__Items__.
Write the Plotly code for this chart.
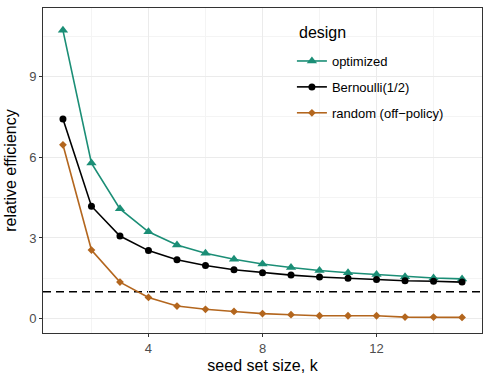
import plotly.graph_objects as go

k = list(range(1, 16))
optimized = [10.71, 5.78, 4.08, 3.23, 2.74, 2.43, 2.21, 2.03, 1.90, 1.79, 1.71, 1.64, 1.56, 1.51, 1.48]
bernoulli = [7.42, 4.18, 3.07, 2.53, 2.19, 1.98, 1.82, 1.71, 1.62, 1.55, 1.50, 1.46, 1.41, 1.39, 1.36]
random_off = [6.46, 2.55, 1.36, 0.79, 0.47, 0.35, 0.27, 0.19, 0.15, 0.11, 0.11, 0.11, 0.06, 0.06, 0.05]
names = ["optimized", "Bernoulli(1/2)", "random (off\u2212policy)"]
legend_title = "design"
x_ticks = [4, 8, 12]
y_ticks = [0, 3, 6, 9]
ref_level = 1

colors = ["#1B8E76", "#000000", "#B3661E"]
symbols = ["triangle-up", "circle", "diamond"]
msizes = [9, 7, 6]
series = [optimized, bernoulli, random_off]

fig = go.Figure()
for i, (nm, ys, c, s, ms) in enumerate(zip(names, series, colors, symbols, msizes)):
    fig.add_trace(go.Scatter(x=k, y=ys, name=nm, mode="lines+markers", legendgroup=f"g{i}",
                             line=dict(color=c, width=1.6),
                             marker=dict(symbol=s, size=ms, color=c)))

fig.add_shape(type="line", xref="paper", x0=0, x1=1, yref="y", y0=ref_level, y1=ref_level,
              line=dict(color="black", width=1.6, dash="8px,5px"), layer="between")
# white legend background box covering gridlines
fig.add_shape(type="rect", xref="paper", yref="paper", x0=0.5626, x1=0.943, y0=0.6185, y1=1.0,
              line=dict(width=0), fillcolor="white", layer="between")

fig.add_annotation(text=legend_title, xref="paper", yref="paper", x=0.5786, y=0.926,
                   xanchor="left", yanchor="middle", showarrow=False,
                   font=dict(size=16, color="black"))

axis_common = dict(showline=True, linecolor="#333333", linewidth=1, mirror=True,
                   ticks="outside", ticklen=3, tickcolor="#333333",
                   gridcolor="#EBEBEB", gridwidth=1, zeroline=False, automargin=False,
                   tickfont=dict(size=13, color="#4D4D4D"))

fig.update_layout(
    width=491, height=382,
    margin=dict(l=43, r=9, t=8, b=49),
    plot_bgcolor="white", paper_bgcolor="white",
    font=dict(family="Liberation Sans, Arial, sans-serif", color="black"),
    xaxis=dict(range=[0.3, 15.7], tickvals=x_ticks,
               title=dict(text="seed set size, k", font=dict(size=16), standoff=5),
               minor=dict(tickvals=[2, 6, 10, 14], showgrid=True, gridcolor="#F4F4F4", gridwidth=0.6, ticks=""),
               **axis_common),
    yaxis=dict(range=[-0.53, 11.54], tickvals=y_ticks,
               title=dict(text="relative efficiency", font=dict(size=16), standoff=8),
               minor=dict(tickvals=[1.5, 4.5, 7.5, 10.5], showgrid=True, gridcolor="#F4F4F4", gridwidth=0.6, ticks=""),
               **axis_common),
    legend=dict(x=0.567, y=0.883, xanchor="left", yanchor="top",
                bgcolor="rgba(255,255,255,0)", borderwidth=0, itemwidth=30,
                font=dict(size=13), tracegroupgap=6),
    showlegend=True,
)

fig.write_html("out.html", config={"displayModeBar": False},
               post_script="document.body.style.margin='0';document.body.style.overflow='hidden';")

...

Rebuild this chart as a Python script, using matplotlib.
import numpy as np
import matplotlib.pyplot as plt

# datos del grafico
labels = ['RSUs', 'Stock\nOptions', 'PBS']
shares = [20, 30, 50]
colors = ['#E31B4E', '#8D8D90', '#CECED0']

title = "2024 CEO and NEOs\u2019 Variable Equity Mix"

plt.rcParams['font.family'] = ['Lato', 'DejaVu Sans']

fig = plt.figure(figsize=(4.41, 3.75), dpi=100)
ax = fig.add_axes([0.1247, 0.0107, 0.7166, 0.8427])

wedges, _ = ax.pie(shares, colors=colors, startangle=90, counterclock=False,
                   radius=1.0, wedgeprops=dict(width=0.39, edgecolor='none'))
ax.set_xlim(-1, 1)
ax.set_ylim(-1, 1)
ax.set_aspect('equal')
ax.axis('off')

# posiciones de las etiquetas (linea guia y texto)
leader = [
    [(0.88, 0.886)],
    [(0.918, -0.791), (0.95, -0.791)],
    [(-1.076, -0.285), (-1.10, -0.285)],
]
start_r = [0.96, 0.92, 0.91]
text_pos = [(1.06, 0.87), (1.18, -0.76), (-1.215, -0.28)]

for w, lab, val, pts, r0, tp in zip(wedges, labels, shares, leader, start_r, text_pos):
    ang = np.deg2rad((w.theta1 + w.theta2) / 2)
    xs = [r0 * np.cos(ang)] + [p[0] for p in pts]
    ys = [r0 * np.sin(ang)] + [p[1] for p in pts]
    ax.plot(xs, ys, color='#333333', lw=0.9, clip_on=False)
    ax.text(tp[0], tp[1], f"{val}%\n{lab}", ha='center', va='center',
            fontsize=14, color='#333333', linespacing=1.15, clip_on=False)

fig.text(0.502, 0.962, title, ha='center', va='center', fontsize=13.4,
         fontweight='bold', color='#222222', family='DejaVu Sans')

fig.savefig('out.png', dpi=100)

__The problem__.
Copy exactly the material above from the line with "Write the Plotly code for this chart." to the line with "ref_level = 1", ends included, and nothing else. Leave out any picture.

__Response to this exercise__.
Write the Plotly code for this chart.
import plotly.graph_objects as go

k = list(range(1, 16))
optimized = [10.71, 5.78, 4.08, 3.23, 2.74, 2.43, 2.21, 2.03, 1.90, 1.79, 1.71, 1.64, 1.56, 1.51, 1.48]
bernoulli = [7.42, 4.18, 3.07, 2.53, 2.19, 1.98, 1.82, 1.71, 1.62, 1.55, 1.50, 1.46, 1.41, 1.39, 1.36]
random_off = [6.46, 2.55, 1.36, 0.79, 0.47, 0.35, 0.27, 0.19, 0.15, 0.11, 0.11, 0.11, 0.06, 0.06, 0.05]
names = ["optimized", "Bernoulli(1/2)", "random (off\u2212policy)"]
legend_title = "design"
x_ticks = [4, 8, 12]
y_ticks = [0, 3, 6, 9]
ref_level = 1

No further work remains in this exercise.